Ultimately, inactivation of all of the host cell EF-2 molecules causes death of
the cell. Attachment of the ADP ribosyyl group occurs at an unusual derivative
of histadine called diphthamide.
NAD ATox EF-2-
ADP-Ribose
Nicotinamide ATox-ADP-Ribose EF-2
Mode of Action of the Diphtheria Toxin
In vitro, the native diphtheria toxin is inactive and can be activated by
trypsin in the presence of thiol. The enzymatic activity of fragment A is masked
in the intact toxin. Fragment B is required to bind the native toxin to its
cognate receptor and to permit the escape of fragment A from the endosome. The C
terminal end of Fragment B contains the peptide region that attaches to the HB-
EGF receptor on the sensitive cell membrane, and the N-terminal end is a
strongly hydrophobic region which will insert into a membrane lipid bilayer.
The specific membrane receptor, heparin-binding epidermal growth factor (HB-EGF)
precursor is a protein on the surface of many types of cells. The occurrence and
distribution of the HB-EGF receptor on cells determines the susceptibility of an
animal species, and certain cells of an animal species, to the diphtheria toxin.
Normally, the HB-EGF precursor releases a peptide hormone that influences
normal cell growth and differentiation.

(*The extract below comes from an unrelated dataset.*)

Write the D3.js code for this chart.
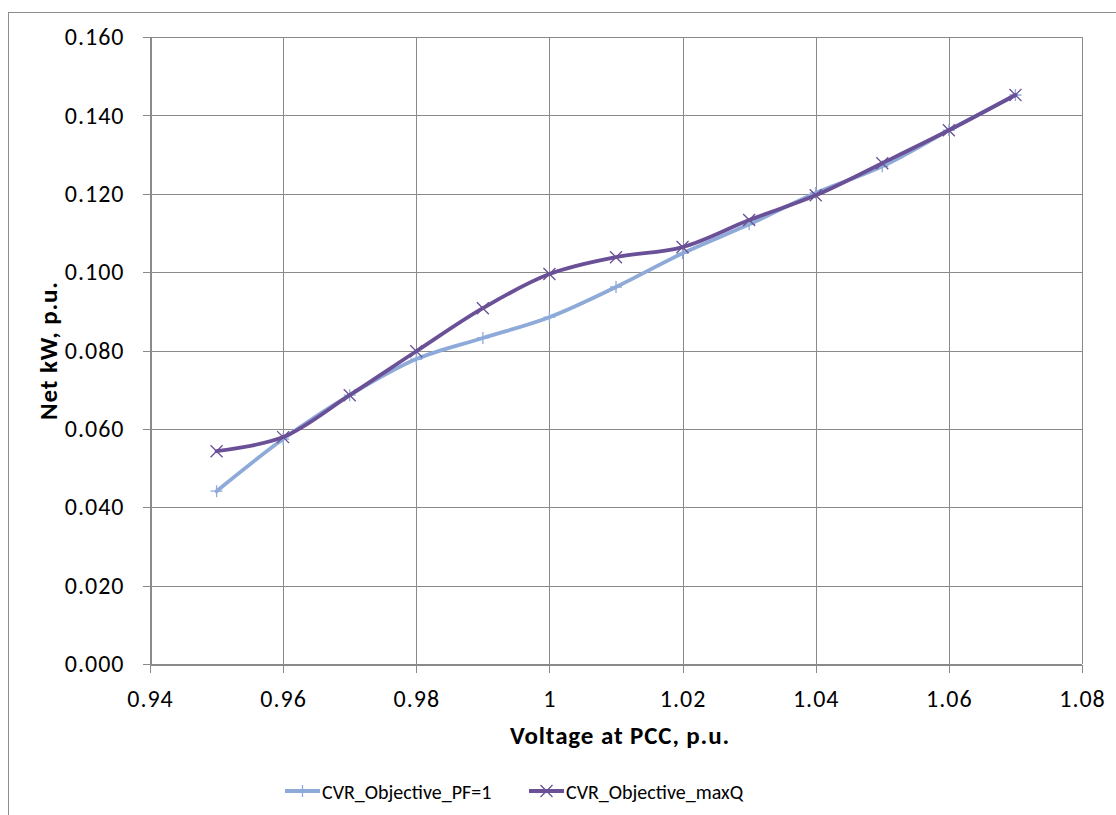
<!DOCTYPE html>
<html>
<head>
<meta charset="utf-8">
<script src="https://cdn.jsdelivr.net/npm/d3@7"></script>
<style>
  body { margin: 0; background: #fff; }
  svg { display: block; font-family: Carlito, Lato, "Open Sans", sans-serif; }
</style>
</head>
<body>
<div class="playground"></div>
<script>
// values
var voltage   = [0.95, 0.96, 0.97, 0.98, 0.99, 1.00, 1.01, 1.02, 1.03, 1.04, 1.05, 1.06, 1.07];
var pfOne     = [0.0441, 0.0574, 0.0686, 0.0778, 0.0832, 0.0885, 0.0962, 0.1048, 0.1122, 0.1202, 0.1270, 0.1362, 0.1452];
var maxQ      = [0.0543, 0.0579, 0.0686, 0.0798, 0.0908, 0.0995, 0.1038, 0.1064, 0.1133, 0.1196, 0.1278, 0.1362, 0.1452];
var seriesNames = ["CVR_Objective_PF=1", "CVR_Objective_maxQ"];
var xTicks    = [0.94, 0.96, 0.98, 1.00, 1.02, 1.04, 1.06, 1.08];
var yTicks    = [0, 0.02, 0.04, 0.06, 0.08, 0.10, 0.12, 0.14, 0.16];

var width  = 1116,
    height = 815;

var margin = {left: 150, top: 37, right: 1116 - 1082, bottom: 815 - 664};

var colors = ["#8eaad8", "#6a5096"];
var gridColor = "#8a8a8a";

var svg = d3.select(".playground")
            .append("svg")
            .attr("width", width)
            .attr("height", height);

// outer chart border (cropped on right/bottom like the reference)
svg.append("rect")
   .attr("x", 8.5).attr("y", 12.5)
   .attr("width", 1120).attr("height", 820)
   .attr("fill", "none")
   .attr("stroke", "#8c8c8c")
   .attr("stroke-width", 1);

var x = d3.scaleLinear()
          .domain([0.94, 1.08])
          .range([margin.left, width - margin.right]);

var y = d3.scaleLinear()
          .domain([0, 0.16])
          .range([height - margin.bottom, margin.top]);

// gridlines
svg.append("g")
   .selectAll("line")
   .data(yTicks)
   .enter()
   .append("line")
   .attr("x1", x(0.94)).attr("x2", x(1.08))
   .attr("y1", function(d) { return Math.round(y(d)) + 0.5; })
   .attr("y2", function(d) { return Math.round(y(d)) + 0.5; })
   .attr("stroke", gridColor);

svg.append("g")
   .selectAll("line")
   .data(xTicks)
   .enter()
   .append("line")
   .attr("y1", y(0.16)).attr("y2", y(0))
   .attr("x1", function(d) { return Math.round(x(d)) + 0.5; })
   .attr("x2", function(d) { return Math.round(x(d)) + 0.5; })
   .attr("stroke", gridColor);

// axes
var xAxis = d3.axisBottom(x)
              .tickValues(xTicks)
              .tickSizeOuter(0)
              .tickSize(8)
              .tickPadding(17)
              .tickFormat(function(d) { return d === 1 ? "1" : d3.format(".2f")(d); });

var yAxis = d3.axisLeft(y)
              .tickValues(yTicks)
              .tickSizeOuter(0)
              .tickSize(8)
              .tickPadding(18)
              .tickFormat(d3.format(".3f"));

var gx = svg.append("g")
            .attr("transform", "translate(0," + (Math.round(y(0)) + 0.5) + ")")
            .call(xAxis);

var gy = svg.append("g")
            .attr("transform", "translate(" + (Math.round(x(0.94)) + 0.5) + ",0)")
            .call(yAxis);

[gx, gy].forEach(function(g) {
  g.selectAll("path, line").attr("stroke", gridColor).attr("shape-rendering", "crispEdges");
  g.selectAll("text").attr("font-size", 24).attr("fill", "#000")
   .attr("letter-spacing", 1)
   .attr("font-family", "Carlito, Lato, 'Open Sans', sans-serif");
});

// axis titles
svg.append("text")
   .attr("x", 620)
   .attr("y", 744)
   .attr("text-anchor", "middle")
   .attr("font-weight", "bold")
   .attr("font-size", 25)
   .attr("letter-spacing", 0.9)
   .text("Voltage at PCC, p.u.");

svg.append("text")
   .attr("transform", "translate(57," + ((y(0) + y(0.16)) / 2) + ") rotate(-90)")
   .attr("text-anchor", "middle")
   .attr("font-weight", "bold")
   .attr("font-size", 25)
   .attr("letter-spacing", 0.9)
   .text("Net kW, p.u.");

// series
var series = [pfOne, maxQ].map(function(vals, i) {
  return {
    name: seriesNames[i],
    color: colors[i],
    marker: i === 0 ? "plus" : "cross",
    points: voltage.map(function(v, j) { return [v, vals[j]]; })
  };
});

var line = d3.line()
             .x(function(d) { return x(d[0]); })
             .y(function(d) { return y(d[1]); })
             .curve(d3.curveCatmullRom.alpha(0.5));

function markerPath(type, s) {
  if (type === "plus") {
    return "M" + (-s) + ",0L" + s + ",0M0," + (-s) + "L0," + s;
  }
  return "M" + (-s) + "," + (-s) + "L" + s + "," + s + "M" + (-s) + "," + s + "L" + s + "," + (-s);
}

series.forEach(function(s) {
  svg.append("path")
     .datum(s.points)
     .attr("d", line)
     .attr("fill", "none")
     .attr("stroke", s.color)
     .attr("stroke-width", 3.8)
     .attr("stroke-linejoin", "round")
     .attr("stroke-linecap", "round");

  svg.append("g")
     .selectAll("path")
     .data(s.points)
     .enter()
     .append("path")
     .attr("transform", function(d) { return "translate(" + x(d[0]) + "," + y(d[1]) + ")"; })
     .attr("d", markerPath(s.marker, 6))
     .attr("stroke", s.color)
     .attr("stroke-width", 1.3)
     .attr("fill", "none");
});

// legend
var legendX = [285, 529];
series.forEach(function(s, i) {
  var lg = svg.append("g").attr("transform", "translate(" + legendX[i] + ",791)");
  lg.append("line")
    .attr("x1", 0).attr("x2", 35)
    .attr("stroke", s.color)
    .attr("stroke-width", 3.8);
  lg.append("path")
    .attr("transform", "translate(17.5,0)")
    .attr("d", markerPath(s.marker, 6))
    .attr("stroke", s.color)
    .attr("stroke-width", 1.3);
  lg.append("text")
    .attr("x", 37)
    .attr("y", 8)
    .attr("font-size", 20)
    .attr("font-family", "Carlito, Lato, 'Open Sans', sans-serif")
    .text(s.name);
});
</script>
</body>
</html>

One hypothesis is that the HB-EGF
receptor itself is the protease that nicks the A fragment and reduces the
disulfide bridge between it and the B fragment when the A fragment makes its way
through the endosomal membrane into the cytoplasm.
Immunity to Diphtheria
Acquired immunity to diphtheria is due primarily to toxin-neutralizing antibody
(antitoxin). Passive immunity in utero is acquired transplacentally and can last
at most 1 or 2 years after birth. In areas where diphtheria is endemic and mass
immunization is not practiced, most young children are highly susceptible to
infection. Probably active immunity can be produced by a mild or inapparent
infection in infants who retain some maternal immunity, and in adults infected
with strains of low virulence (inapparent infections).
Individuals that have fully recovered from diphtheria may continue to harbor the
organisms in the throat or nose for weeks or even months. In the past, it was
mainly through such healthy carriers that the disease was spread, and toxigenic
bacteria were maintained in the population. Before mass immunization of children,
carrier rates of C. diphtheriae of 5% or higher were observed.
Because of the high degree of susceptibility of children, artificial
immunization at an early age is universally advocated. Toxoid is given in 2 or 3
doses (1 month apart) for primary immunization at an age of 3 – 4 months. A
booster injection should be given about a year later, and it is advisable to
administer several booster injections during childhood. Usually, infants in the
United States are immunized with a trivalent vaccine containing diphtheria
toxoid, pertussis vaccine, and tetanus toxoid (DPT or DTP vaccine).